Who else has defaulted? We could look at Mexico. In 1982, she could not meet her debt obligations, and then again in 1994. 4 years later, Venezuela, Russia and Ukraine were at the center of a debt crisis. Then, in 2002, it was Argentina.

Looking at more than 50 nations during several centuries, this paper from Kenneth Rogoff and Carmen Reinhart explains the default story. It also tells us that countries that have never defaulted include the U.S., Canada, New Zealand and Australia; the Scandinavian countries; Taiwan, and Singapore (p. 14). In another study, scholars  say that since 1830, the world has undergone 8 “default waves” in which “bunches of countries” have been unable to repay what they borrowed (p. 4).

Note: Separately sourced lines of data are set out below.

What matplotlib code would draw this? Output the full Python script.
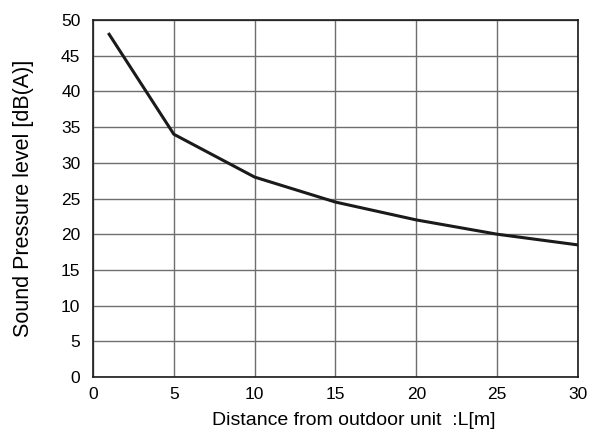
import matplotlib
matplotlib.use('Agg')
import matplotlib.pyplot as plt

plt.rcParams['font.family'] = ['Liberation Sans', 'DejaVu Sans']

# distance [m] vs sound pressure level [dB(A)]
distance = [1, 5, 10, 15, 20, 25, 30]
spl = [48, 34, 28, 24.5, 22, 20, 18.5]

x_ticks = [0, 5, 10, 15, 20, 25, 30]
y_ticks = [0, 5, 10, 15, 20, 25, 30, 35, 40, 45, 50]

fig = plt.figure(figsize=(5.9, 4.32), dpi=100)
ax = fig.add_axes([0.1576, 0.1273, 0.822, 0.8264])

ax.plot(distance, spl, color='#1a1a1a', lw=2.2, zorder=3)

ax.set_xlim(0, 30)
ax.set_ylim(0, 50)
ax.set_xticks(x_ticks)
ax.set_yticks(y_ticks)
ax.grid(True, color='#6e6e6e', lw=1.0)
ax.tick_params(length=0, labelsize=12.5)
ax.tick_params(axis='x', pad=7)
ax.tick_params(axis='y', pad=9)
for s in ax.spines.values():
    s.set_color('#1a1a1a')
    s.set_linewidth(1.2)

ax.set_xlabel('Distance from outdoor unit  :L[m]', fontsize=14)
ax.xaxis.set_label_coords(0.537, -0.098)
ax.set_ylabel('Sound Pressure level [dB(A)]', fontsize=15.5)
ax.yaxis.set_label_coords(-0.122, 0.5)

fig.savefig('out.png', dpi=100)
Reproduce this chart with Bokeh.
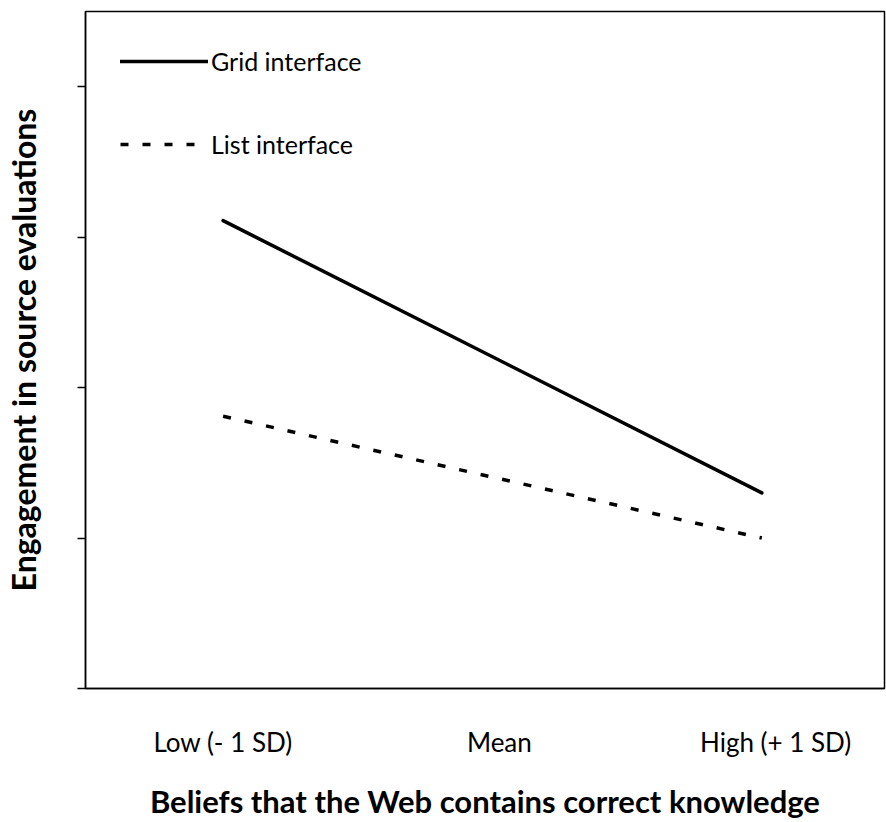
from bokeh.plotting import figure
from bokeh.models import Range1d, FixedTicker, Legend, LegendItem
from bokeh.embed import file_html
from bokeh.resources import INLINE

# Data
x_labels = {-1: "Low (- 1 SD)", 0: "Mean", 1: "High (+ 1 SD)"}
line_x = [-1, 0.95]
grid_y = [3.11, 1.30]
list_y = [1.81, 1.00]
y_ticks = [0, 1, 2, 3, 4]

FONT = "Lato"

p = figure(width=886, height=822, output_backend="svg", toolbar_location=None,
           x_range=Range1d(-1.498, 1.394), y_range=Range1d(0, 4.5),
           min_border_left=84, min_border_right=2, min_border_top=11, min_border_bottom=134)
p.background_fill_color = "white"
p.border_fill_color = "white"
p.outline_line_color = "black"
p.outline_line_width = 1.5
p.grid.visible = False

r_grid = p.line(line_x, grid_y, line_color="black", line_width=3.5, line_cap="round")
r_list = p.line(line_x, list_y, line_color="black", line_width=3.5, line_dash="8 14")

# x axis
xa = p.xaxis[0]
xa.ticker = FixedTicker(ticks=list(x_labels.keys()))
xa.major_label_overrides = {k: v for k, v in x_labels.items()}
xa.major_tick_out = 0
xa.major_tick_in = 0
xa.minor_tick_out = 0
xa.minor_tick_in = 0
xa.axis_line_color = "black"
xa.axis_line_width = 1.5
xa.major_label_text_font = FONT
xa.major_label_text_font_size = "26px"
xa.major_label_text_color = "black"
xa.major_label_standoff = 37
xa.axis_label = "Beliefs that the Web contains correct knowledge"
xa.axis_label_text_font = FONT
xa.axis_label_text_font_style = "bold"
xa.axis_label_text_font_size = "31px"
xa.axis_label_text_color = "black"
xa.axis_label_standoff = 21

# y axis
ya = p.yaxis[0]
ya.ticker = FixedTicker(ticks=y_ticks)
ya.major_label_overrides = {t: "" for t in y_ticks}
ya.major_label_text_font_size = "1px"
ya.major_tick_out = 8
ya.major_tick_in = 0
ya.minor_tick_out = 0
ya.minor_tick_in = 0
ya.major_tick_line_color = "black"
ya.major_tick_line_width = 1.5
ya.axis_line_color = "black"
ya.axis_line_width = 1.5
ya.axis_label = "Engagement in source evaluations"
ya.axis_label_text_font = FONT
ya.axis_label_text_font_style = "bold"
ya.axis_label_text_font_size = "32px"
ya.axis_label_text_color = "black"
ya.axis_label_standoff = 35

legend = Legend(items=[LegendItem(label="Grid interface", renderers=[r_grid]),
                       LegendItem(label="List interface", renderers=[r_list])],
                location=(35, 529))
legend.glyph_width = 88
legend.glyph_height = 30
legend.label_height = 30
legend.label_standoff = 3
legend.spacing = 53
legend.padding = 0
legend.margin = 0
legend.border_line_color = None
legend.background_fill_alpha = 0
legend.label_text_font = FONT
legend.label_text_font_size = "25px"
legend.label_text_color = "black"
p.add_layout(legend, "center")

open("out.html", "w").write(file_html(p, INLINE))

The message? The current European debt crisis is not unique.

The Economic Lesson

Sovereign debt is money borrowed by a sovereign government. Governments borrow money by selling “IOUs” to individuals, businesses, banks, and other governments. The IOUs are different types of government bonds.

When people refer to sovereign default, they mean the borrower is not adhering to the original IOU contract in some way. The borrower might not be paying interest that was agreed upon or the principal or may have moved the maturity dates to a later time.

An Economic Question: Why might Alexander Hamilton have said that a nation’s debt is a blessing as long as it is not excessive?